A qualifying small business taxpayer is an entity that meets specific gross receipts criteria, enabling it to utilize certain small business taxpayer exemptions.
Understanding the Gross Receipts Test
To qualify as a small business taxpayer for exemption purposes, an entity must satisfy a gross receipts test, as outlined in Section 448(c) of the tax code. This test ensures that the exemptions are targeted towards businesses of a certain size.
Key Qualification Criteria
The primary criteria for meeting the gross receipts test are as follows:
- Average Annual Gross Receipts: The taxpayer must demonstrate average annual gross receipts of \$25 million or less.
- Inflation Adjustment: This \$25 million threshold is subject to adjustment for inflation each year, meaning the exact figure can vary annually.

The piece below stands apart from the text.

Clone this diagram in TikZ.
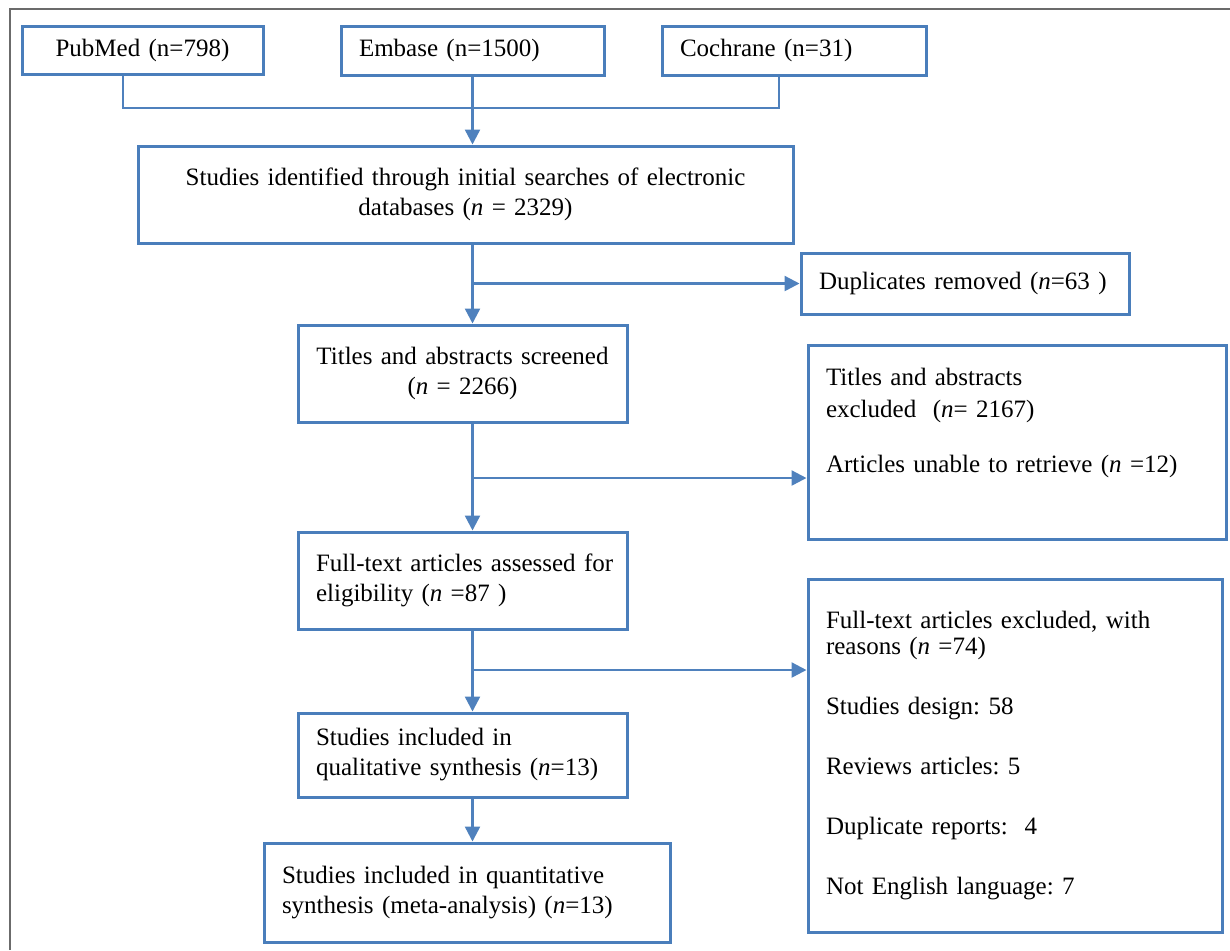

- Measurement Period: The average is calculated based on the taxpayer's three prior tax years. This look-back period provides a consistent measure of the business's average financial activity.
This qualification allows small businesses to potentially benefit from simplified tax accounting methods and other regulatory relief, reducing their administrative burden.
Overview of Qualification Requirements
To clarify, here’s a summary of what constitutes a qualifying small business taxpayer:
Criteria | Details |
---|---|
Purpose | To utilize specific small business taxpayer exemptions |
Governing Section | Section 448(c) |
Primary Requirement | Meeting the Gross Receipts Test |
Threshold | Average annual gross receipts of \$25 million or less |
Adjustment | Threshold is adjusted for inflation annually |
Measurement Period | Calculated over the three prior tax years |
By meeting these straightforward criteria, a business can be considered a qualifying small business taxpayer, opening the door to various tax benefits designed to support smaller enterprises.